Created attachment 19171 [details] A PDF file which includes UTF-8 encoded strings in the TOC/bookmark entries. We use mutool to provide a linked TOC view for an embedded PDF viewer, and this has proved to work well. However, we recently discovered that certain PDF files with UTF-8 encoding are showing hex-encoded strings in place of UTF-8 characters. I will attach one such file. I will observe that this file is properly handled by JHOVE, it is identified as well-formed and valid, and the TOC items all display with their correct UTF-8 characters. This implies that mutool show is not handling those characters correctly. Steps to reproduce: run the following command on the attached file: mutool show 3v76q8q5.pdf outline results: text such as this appears: "Bibliograf\xC3\xADa" expected results: UTF-8 characters, such as: "Bibliografía"
This behavior is as intended, but maybe not as useful as it could be.
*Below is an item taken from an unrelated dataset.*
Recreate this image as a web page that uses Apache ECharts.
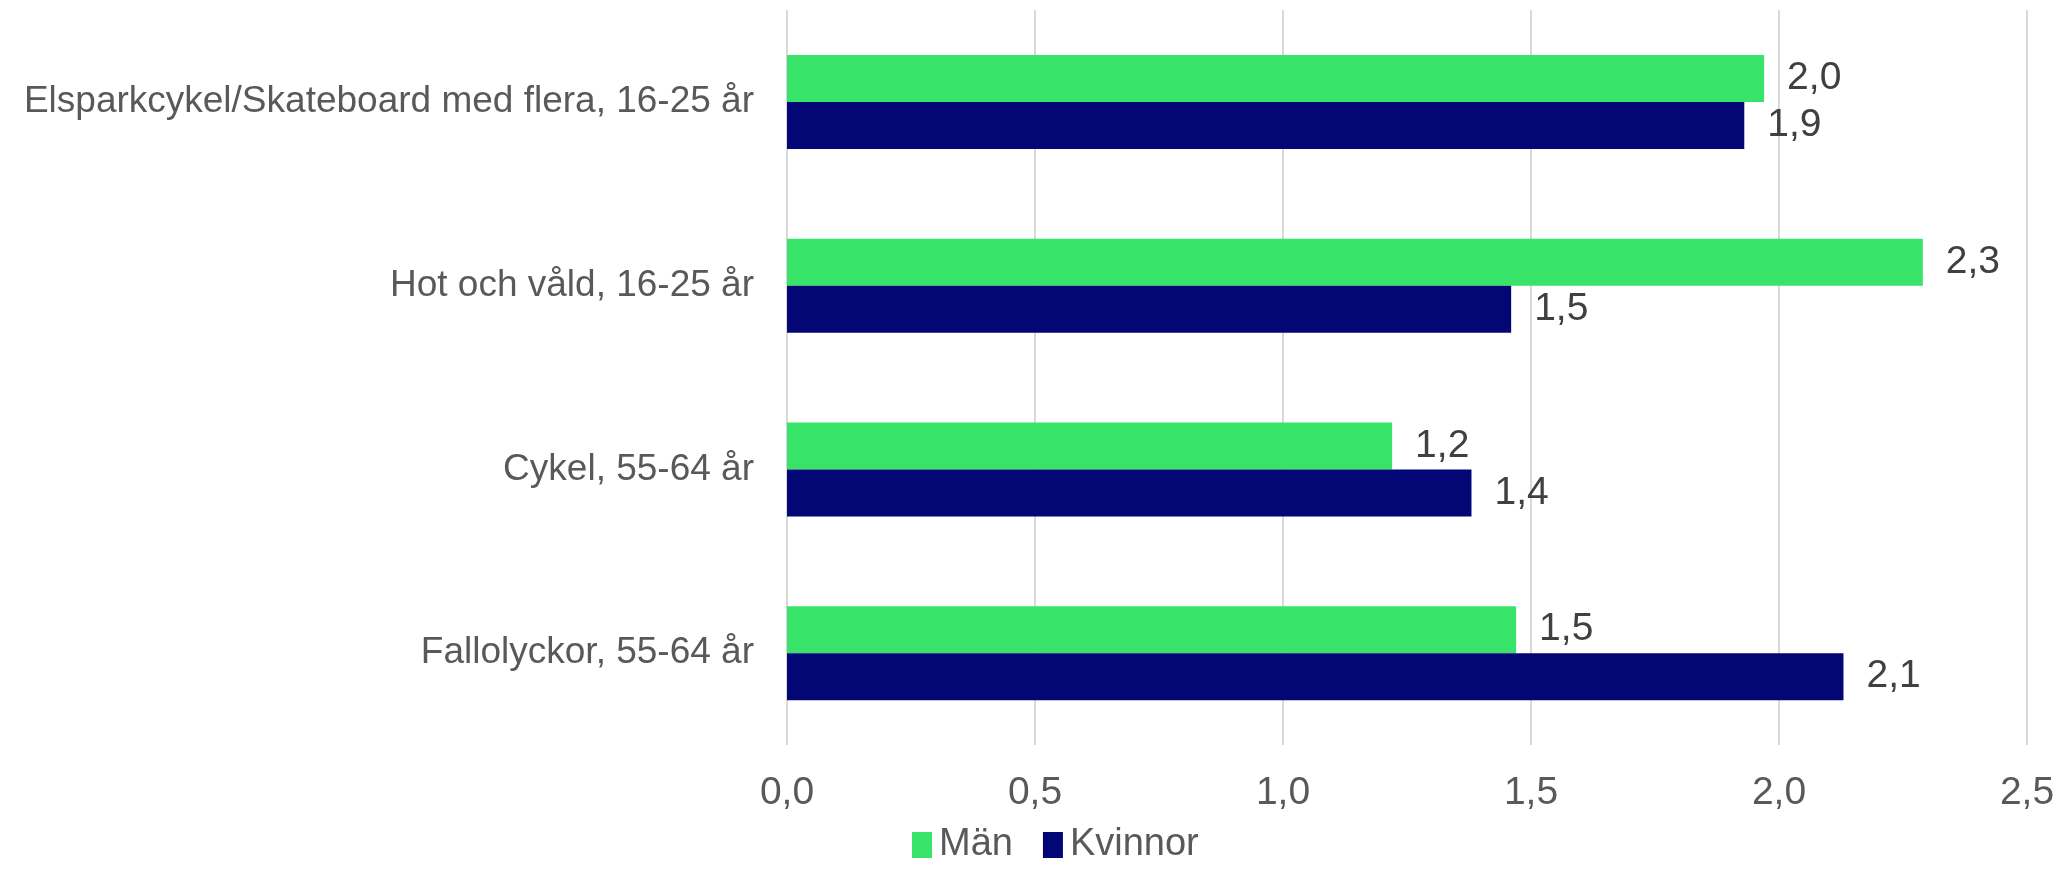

I'm working on a patch to print the strings with verbatim UTF-8 characters rather than hex-encoding them. If you want the outline in an easily parsed format, you can save this code as a show-outline.js and use "mutool run show-outline.js input.pdf" to get the outline as a JSON file. print(JSON.stringify(new Document(scriptArgs[0]).loadOutline());
Thanks for working on a patch! We have a workaround that relies on a regex to find all the hex-encoded strings and then change them back into the original UTF-8 encoded characters. But, I do think your patch would be generally useful. Maybe make this new behavior enabled by a flag, in case someone is depending on the hex-encoded strings? BTW, your sample JS snippet is missing a final closing paren ')' It's very cool to be able to get this information as JSON, and that might be useful for a future project.
commit 54b21c0d2cc7635267cee58fca7e644a8f90e67a Author: Tor Andersson <tor.andersson@artifex.com> Date: Mon Apr 27 11:22:57 2020 +0200 Bug 702358: Use unicode escapes for printf %q strings. Also add a %Q for writing non-ASCII characters in UTF-8 (like %C). Use %Q when showing the outline.